● Set exercise
Without the pictures, extract every line from the start of the material to the line containing "minimum width=584pt, minimum", both ends included.

## start Source material

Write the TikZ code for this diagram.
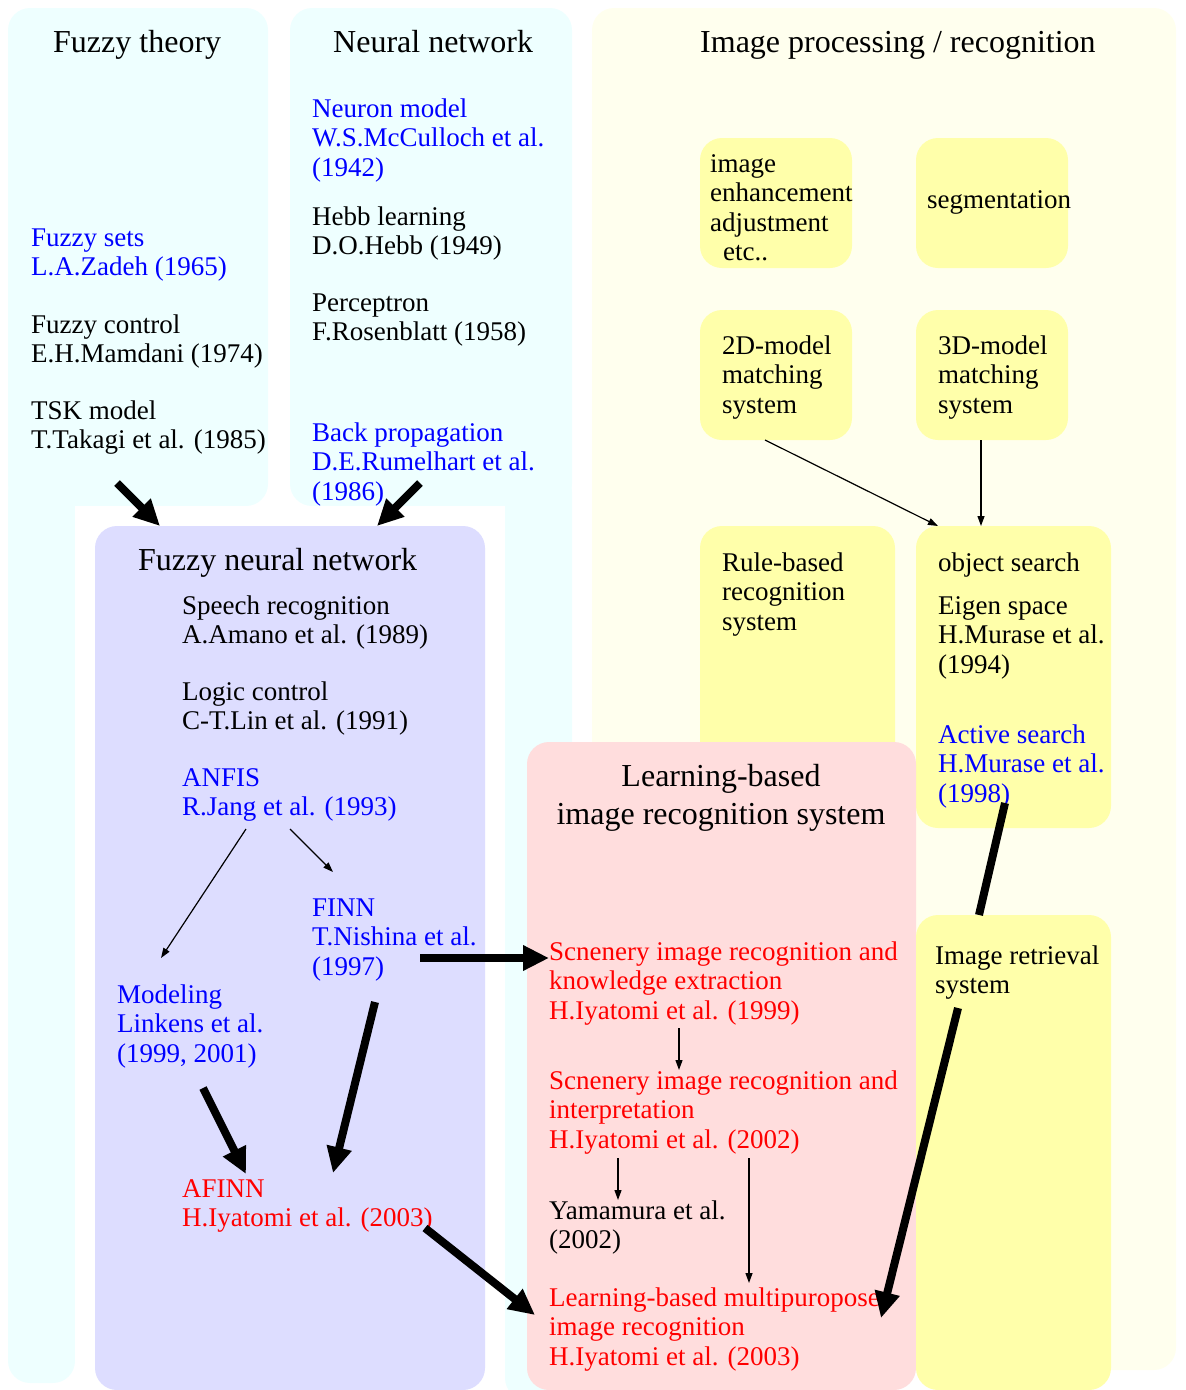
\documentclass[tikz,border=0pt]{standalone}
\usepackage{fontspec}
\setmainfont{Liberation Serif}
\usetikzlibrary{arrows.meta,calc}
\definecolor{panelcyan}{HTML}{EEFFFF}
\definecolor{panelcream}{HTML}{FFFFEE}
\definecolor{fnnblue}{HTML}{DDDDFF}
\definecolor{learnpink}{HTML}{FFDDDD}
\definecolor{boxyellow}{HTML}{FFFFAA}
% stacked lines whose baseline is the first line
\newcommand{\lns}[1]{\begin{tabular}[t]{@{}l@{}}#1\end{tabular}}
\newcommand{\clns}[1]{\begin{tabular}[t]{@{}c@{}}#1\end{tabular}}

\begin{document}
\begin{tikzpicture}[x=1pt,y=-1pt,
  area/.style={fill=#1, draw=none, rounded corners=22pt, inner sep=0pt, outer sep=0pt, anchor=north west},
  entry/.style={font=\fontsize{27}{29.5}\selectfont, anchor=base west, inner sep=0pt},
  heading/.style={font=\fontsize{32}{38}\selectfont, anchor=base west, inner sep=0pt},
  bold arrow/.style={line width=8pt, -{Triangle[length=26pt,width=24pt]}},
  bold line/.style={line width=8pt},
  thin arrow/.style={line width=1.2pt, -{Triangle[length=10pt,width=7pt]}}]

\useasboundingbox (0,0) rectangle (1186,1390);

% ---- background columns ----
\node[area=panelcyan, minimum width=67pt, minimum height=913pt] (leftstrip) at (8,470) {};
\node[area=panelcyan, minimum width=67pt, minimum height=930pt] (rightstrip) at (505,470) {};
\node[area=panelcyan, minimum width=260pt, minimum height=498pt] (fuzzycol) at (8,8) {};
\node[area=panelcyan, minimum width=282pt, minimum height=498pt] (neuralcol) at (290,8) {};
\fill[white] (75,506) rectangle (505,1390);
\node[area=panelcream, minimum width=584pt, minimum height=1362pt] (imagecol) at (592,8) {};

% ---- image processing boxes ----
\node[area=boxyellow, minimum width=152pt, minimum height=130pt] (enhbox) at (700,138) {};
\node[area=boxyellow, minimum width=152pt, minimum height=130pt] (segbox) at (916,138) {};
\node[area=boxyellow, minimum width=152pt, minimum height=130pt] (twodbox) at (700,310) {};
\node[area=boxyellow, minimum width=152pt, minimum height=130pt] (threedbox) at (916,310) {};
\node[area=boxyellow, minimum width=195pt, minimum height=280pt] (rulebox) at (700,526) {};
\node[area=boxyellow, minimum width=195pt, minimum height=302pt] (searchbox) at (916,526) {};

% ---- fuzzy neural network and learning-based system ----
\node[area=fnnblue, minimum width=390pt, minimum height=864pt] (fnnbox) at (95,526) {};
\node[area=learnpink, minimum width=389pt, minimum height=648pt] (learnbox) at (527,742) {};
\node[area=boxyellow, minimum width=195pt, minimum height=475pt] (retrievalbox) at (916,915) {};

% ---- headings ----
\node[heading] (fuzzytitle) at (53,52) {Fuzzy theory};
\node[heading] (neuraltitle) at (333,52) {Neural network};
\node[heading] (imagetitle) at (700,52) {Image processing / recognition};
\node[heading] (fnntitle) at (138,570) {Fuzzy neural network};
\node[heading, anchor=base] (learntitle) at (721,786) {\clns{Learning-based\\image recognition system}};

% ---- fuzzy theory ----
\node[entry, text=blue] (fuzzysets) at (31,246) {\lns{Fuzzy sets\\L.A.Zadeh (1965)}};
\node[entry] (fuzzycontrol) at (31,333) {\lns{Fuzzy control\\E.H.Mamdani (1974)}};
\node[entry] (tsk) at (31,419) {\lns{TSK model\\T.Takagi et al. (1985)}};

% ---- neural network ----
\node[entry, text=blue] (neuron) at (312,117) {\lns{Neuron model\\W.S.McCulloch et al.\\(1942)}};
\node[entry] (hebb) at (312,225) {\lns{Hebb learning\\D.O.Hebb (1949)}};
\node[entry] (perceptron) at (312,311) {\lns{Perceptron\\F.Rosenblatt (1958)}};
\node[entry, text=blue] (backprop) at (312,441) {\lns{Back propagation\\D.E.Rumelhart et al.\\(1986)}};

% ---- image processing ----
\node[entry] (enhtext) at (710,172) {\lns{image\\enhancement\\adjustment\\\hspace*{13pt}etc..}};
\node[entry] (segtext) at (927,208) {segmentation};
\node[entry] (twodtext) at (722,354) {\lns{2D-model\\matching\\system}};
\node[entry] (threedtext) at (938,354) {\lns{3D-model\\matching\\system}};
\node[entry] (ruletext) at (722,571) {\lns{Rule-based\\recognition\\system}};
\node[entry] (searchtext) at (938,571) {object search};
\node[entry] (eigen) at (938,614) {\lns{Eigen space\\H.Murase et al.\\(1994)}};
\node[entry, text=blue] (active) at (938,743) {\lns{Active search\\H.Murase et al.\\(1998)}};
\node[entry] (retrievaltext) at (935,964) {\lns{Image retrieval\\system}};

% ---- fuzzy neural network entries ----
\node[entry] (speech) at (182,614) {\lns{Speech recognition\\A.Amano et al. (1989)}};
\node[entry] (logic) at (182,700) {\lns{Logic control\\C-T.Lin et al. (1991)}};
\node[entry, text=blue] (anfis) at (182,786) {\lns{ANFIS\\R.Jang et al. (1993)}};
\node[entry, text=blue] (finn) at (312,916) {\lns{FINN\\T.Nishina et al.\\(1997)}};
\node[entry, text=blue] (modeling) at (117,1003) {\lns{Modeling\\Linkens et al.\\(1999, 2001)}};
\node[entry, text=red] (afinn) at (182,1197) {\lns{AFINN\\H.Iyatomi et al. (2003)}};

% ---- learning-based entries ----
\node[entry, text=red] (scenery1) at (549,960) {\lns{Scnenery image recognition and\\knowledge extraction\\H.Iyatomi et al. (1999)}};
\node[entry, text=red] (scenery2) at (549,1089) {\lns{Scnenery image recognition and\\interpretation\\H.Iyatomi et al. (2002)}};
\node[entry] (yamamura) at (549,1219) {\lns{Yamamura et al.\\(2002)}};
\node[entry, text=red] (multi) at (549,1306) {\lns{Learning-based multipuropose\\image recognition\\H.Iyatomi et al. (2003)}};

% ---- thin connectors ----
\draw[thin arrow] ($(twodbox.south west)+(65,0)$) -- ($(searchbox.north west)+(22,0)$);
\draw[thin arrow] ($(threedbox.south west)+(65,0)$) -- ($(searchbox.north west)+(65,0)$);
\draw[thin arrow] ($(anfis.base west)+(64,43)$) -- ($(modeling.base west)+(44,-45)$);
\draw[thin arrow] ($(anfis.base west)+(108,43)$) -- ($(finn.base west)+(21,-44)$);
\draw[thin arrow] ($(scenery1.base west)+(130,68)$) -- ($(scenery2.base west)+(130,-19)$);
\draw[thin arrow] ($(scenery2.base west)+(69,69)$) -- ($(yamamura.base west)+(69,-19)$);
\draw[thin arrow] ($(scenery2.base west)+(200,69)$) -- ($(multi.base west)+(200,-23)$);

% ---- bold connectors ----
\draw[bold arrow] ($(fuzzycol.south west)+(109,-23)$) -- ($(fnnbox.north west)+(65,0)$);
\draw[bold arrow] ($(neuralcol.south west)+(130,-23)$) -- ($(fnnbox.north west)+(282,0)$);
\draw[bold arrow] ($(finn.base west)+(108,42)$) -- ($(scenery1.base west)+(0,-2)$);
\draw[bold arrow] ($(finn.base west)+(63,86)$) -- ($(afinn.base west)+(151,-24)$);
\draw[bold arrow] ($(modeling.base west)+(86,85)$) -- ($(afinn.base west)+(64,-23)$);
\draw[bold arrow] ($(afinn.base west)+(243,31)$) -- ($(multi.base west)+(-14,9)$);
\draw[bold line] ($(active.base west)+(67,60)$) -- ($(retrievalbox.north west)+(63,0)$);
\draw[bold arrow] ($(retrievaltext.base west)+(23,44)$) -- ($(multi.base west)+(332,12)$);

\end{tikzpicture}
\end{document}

## end Source material

● Written response
Write the TikZ code for this diagram.
\documentclass[tikz,border=0pt]{standalone}
\usepackage{fontspec}
\setmainfont{Liberation Serif}
\usetikzlibrary{arrows.meta,calc}
\definecolor{panelcyan}{HTML}{EEFFFF}
\definecolor{panelcream}{HTML}{FFFFEE}
\definecolor{fnnblue}{HTML}{DDDDFF}
\definecolor{learnpink}{HTML}{FFDDDD}
\definecolor{boxyellow}{HTML}{FFFFAA}
% stacked lines whose baseline is the first line
\newcommand{\lns}[1]{\begin{tabular}[t]{@{}l@{}}#1\end{tabular}}
\newcommand{\clns}[1]{\begin{tabular}[t]{@{}c@{}}#1\end{tabular}}

\begin{document}
\begin{tikzpicture}[x=1pt,y=-1pt,
  area/.style={fill=#1, draw=none, rounded corners=22pt, inner sep=0pt, outer sep=0pt, anchor=north west},
  entry/.style={font=\fontsize{27}{29.5}\selectfont, anchor=base west, inner sep=0pt},
  heading/.style={font=\fontsize{32}{38}\selectfont, anchor=base west, inner sep=0pt},
  bold arrow/.style={line width=8pt, -{Triangle[length=26pt,width=24pt]}},
  bold line/.style={line width=8pt},
  thin arrow/.style={line width=1.2pt, -{Triangle[length=10pt,width=7pt]}}]

\useasboundingbox (0,0) rectangle (1186,1390);

% ---- background columns ----
\node[area=panelcyan, minimum width=67pt, minimum height=913pt] (leftstrip) at (8,470) {};
\node[area=panelcyan, minimum width=67pt, minimum height=930pt] (rightstrip) at (505,470) {};
\node[area=panelcyan, minimum width=260pt, minimum height=498pt] (fuzzycol) at (8,8) {};
\node[area=panelcyan, minimum width=282pt, minimum height=498pt] (neuralcol) at (290,8) {};
\fill[white] (75,506) rectangle (505,1390);
\node[area=panelcream, minimum width=584pt, minimum height=1362pt] (imagecol) at (592,8) {};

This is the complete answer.